SHARES of Kumba Iron Ore slumped to a three-week low on Friday after the miner delivered a poor production and sales report for the third quarter.

Noah Capital Markets’ platinum and mining analyst Mike Cavanagh said the 24% decrease in the group’s total production to 9.5-million tonnes for the quarter ended September, compared with the same period in 2012, came as quiet a surprise to the market.

The miner, which supplies iron ore to the global steel industry cited pit constraints at its flagship Sishen operations and regular section 54 stoppages as the major constraints to production during the period.

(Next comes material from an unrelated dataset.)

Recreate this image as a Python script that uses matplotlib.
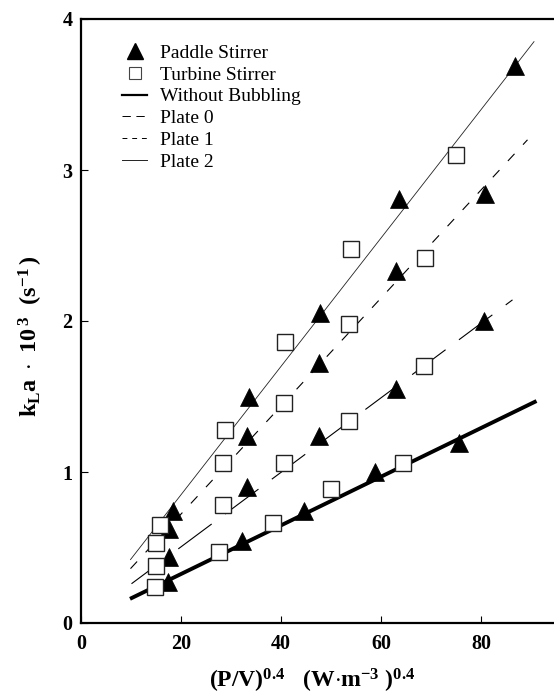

Mr Cavanagh said although the market was aware of Kumba’s pit constraints and that there would be no quick-fix solutions to alleviate the problem, investors did not expect it would affect production as severely as it did.

Kumba, a member of the Anglo American group, said total export sales volumes fell by 5% to 9.4-million tonnes, compared with the 12.4-million tonnes exported in the third quarter of 2012, due to reduced output from its Sishen mines and Transnet’s annual maintenance shutdown of its rails and ports. The company expects export volumes for the rest of the year to be lower than the previously guided 40-million tonnes.

“Following the downgrade of its production guidance, the market will have to go back to the drawing board and reassess this stock,” he said.

At 10.03am, the stock was down 5.22% to R449.22, its worst level since September 27, valuing the company at R144.68bn.